The Principles of Civil Church Law. In the course of the adjudication of the many causes that have arisen from ecclesiastical matters, the civil courts have developed the following as the basic principles of American civil Church law: (1) All ecclesiastical relations are voluntary, both in their inception and continuation. (2) The freedom of action for the purposes of religion is guaranteed to every one by the organic law, and is limited by the same law by the civil rights of others, and by all that is necessary for the purpose and good order of the State and for the protection of public morals. (3) No civil right can, in the eyes of the law, be impaired by an ecclesiastical relation. (4) The law of the land is a part of the law of the churches. (5) No law of the churches, when it is found to be in conflict with the law of the land, has any validity. (6) The civil courts are open for the adjudication of ecclesiastical causes when civil rights are involved. (7) The civil courts, when they assume jurisdiction of a cause, will accept the decisions of ecclesiastical tribunals, if such tribunals act according to the Church law, and do not exceed their jurisdiction. (8) The authority of the civil courts over all religious organizations is secured by the same means as in the ease of private persons and secular organizations: judgments, decrees, and the issue of the writs of mandamus, information in the nature of quo warranto, prohibition, and injunction. (9) The principles of the law of charitable uses and of trusts, as modified by statute, are applied to property devoted to the purposes of religion. (10) The American clergyman, from the standpoint of the law, is a voluntary member of the association to which he belongs.

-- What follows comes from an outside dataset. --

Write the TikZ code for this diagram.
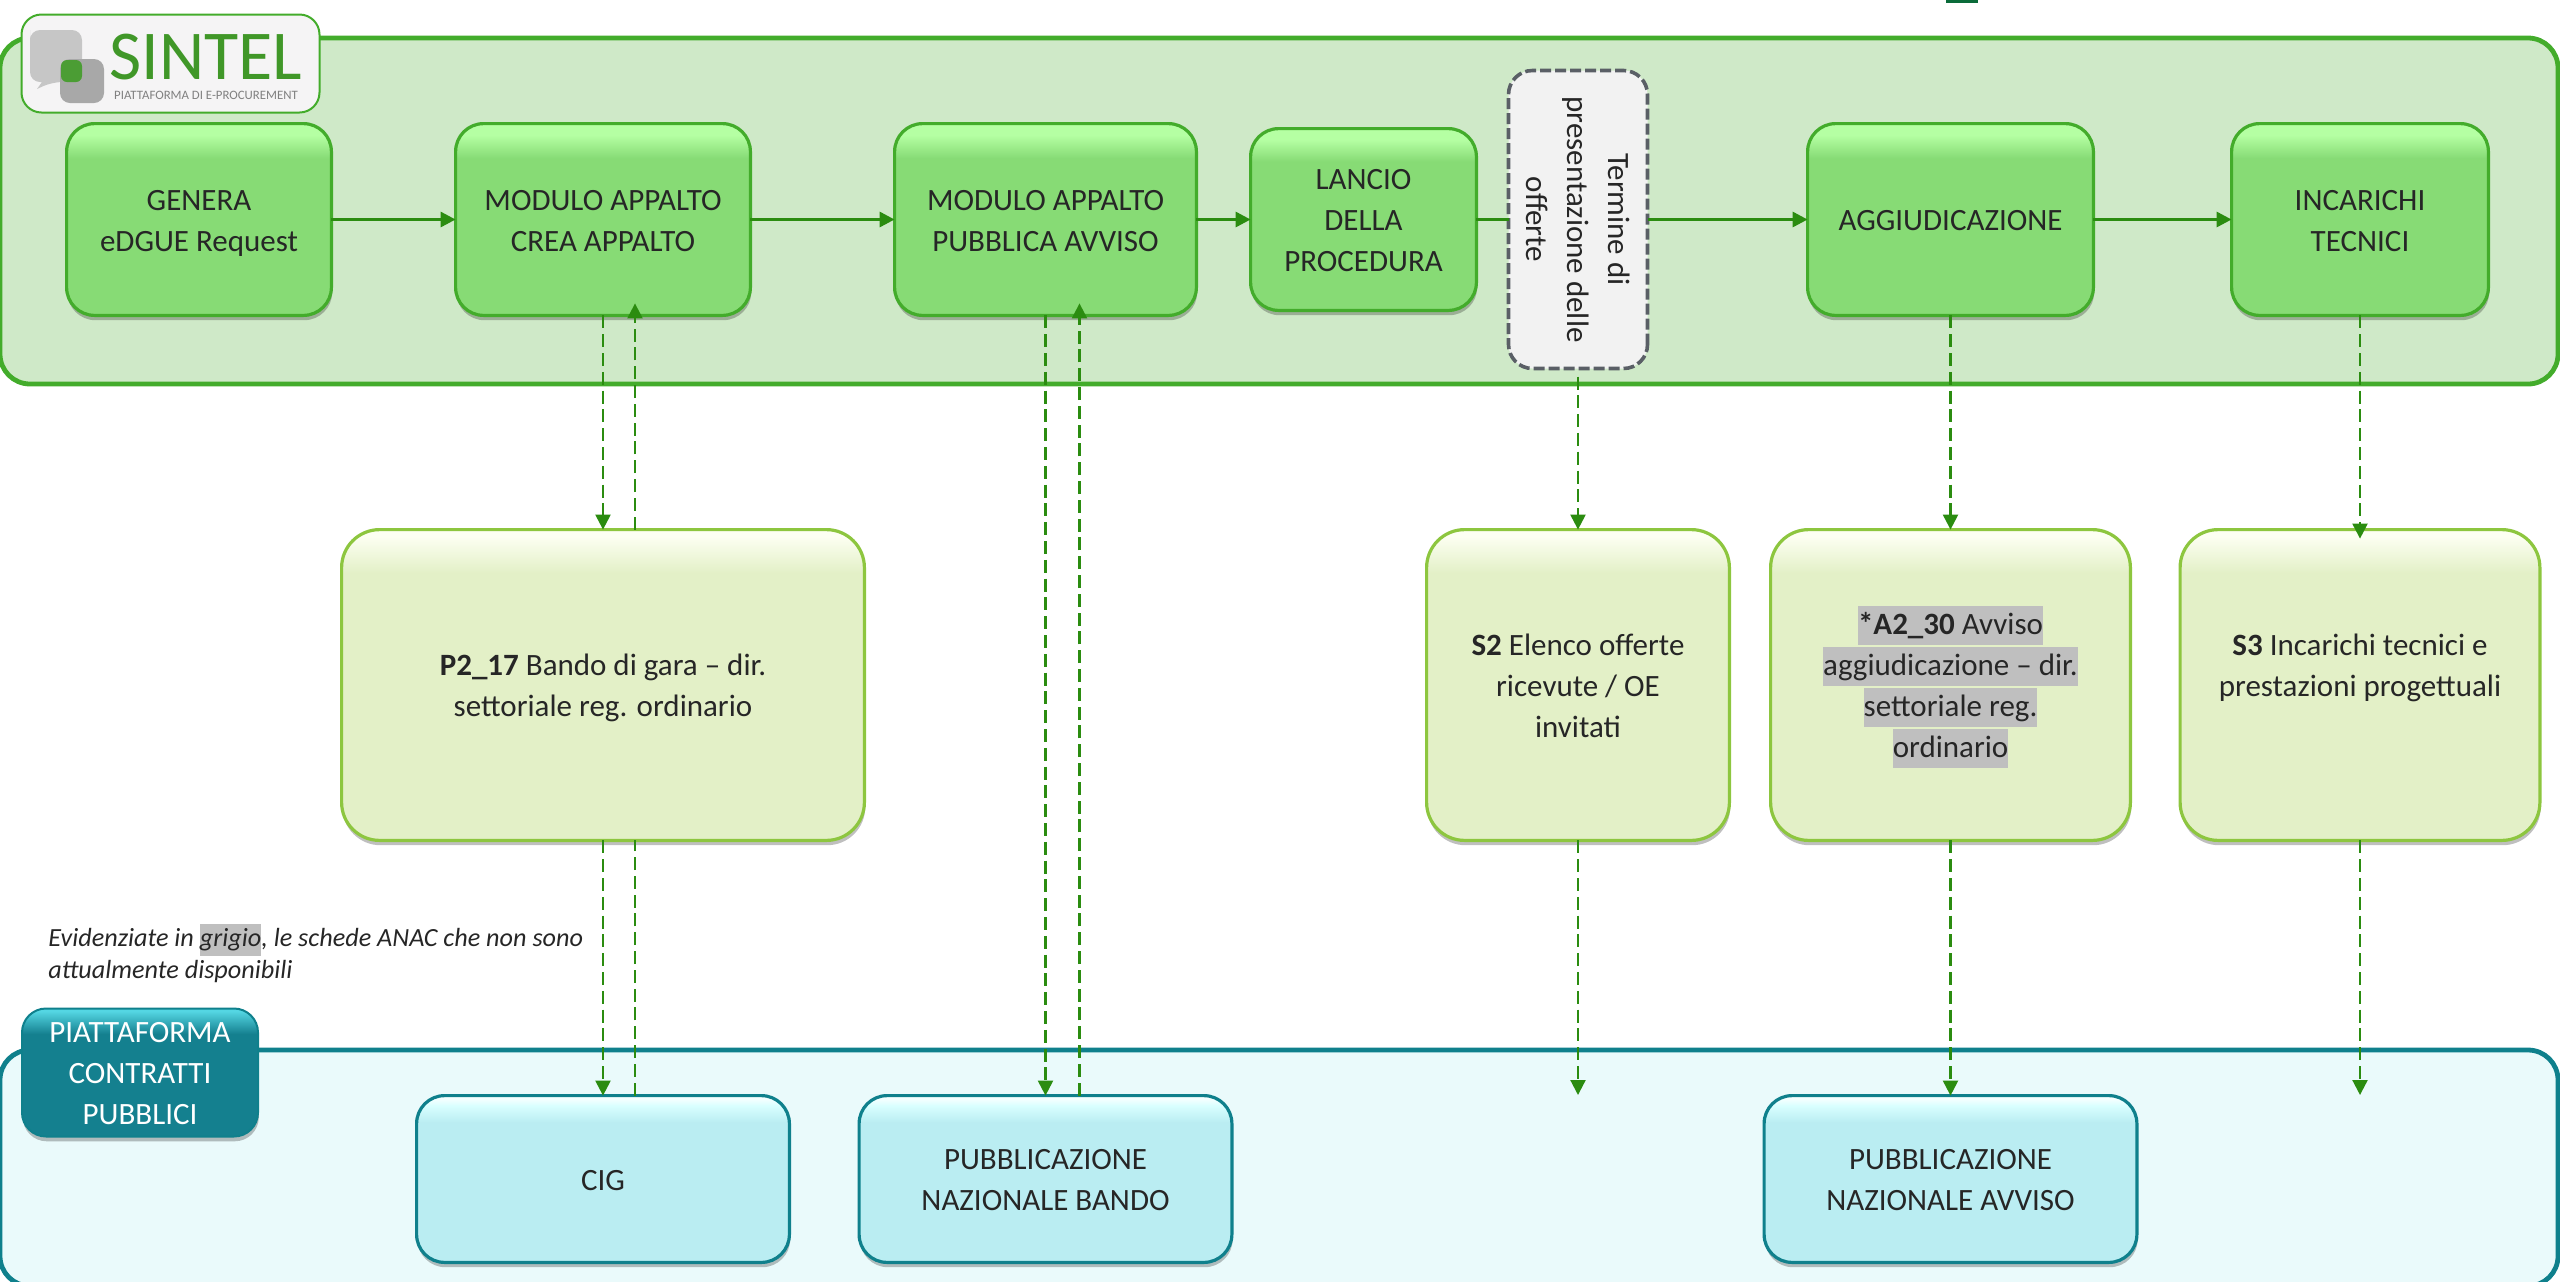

The station is not forced upon him; he seeks it. He accepts it with all its consequences, and with all the rules and laws and canons then subsisting or to be made by competent authority. Such laws cannot, in any event, endanger his life or liberty, impair any of his personal rights, deprive him of property acquired under the laws, or interfere with the free exercise and enjoyment of religious profession and worship; for these are protected by the constitutions and laws.
The results of American civil Church law may be summed up in the language of the Supreme Court of the United States, in the case of Watson vs. Jones, 13 Wall. U. S., 639, as follows: “In this country, the full and free right to entertain any religious belief, to practice any religious principle, and to teach any religious doctrine, which does not violate the laws of morality and property, and which does not infringe personal rights, is conceded to all. The law knows no heresy, is committed to the support of no dogma, the establishment of no sect.” It is these principles of civil Church law that are to govern in all the relations of the civil power and the churches beyond the confines of the United States — in the insular possessions of the Hawaiian Islands, Porto Rico, and the Philippines.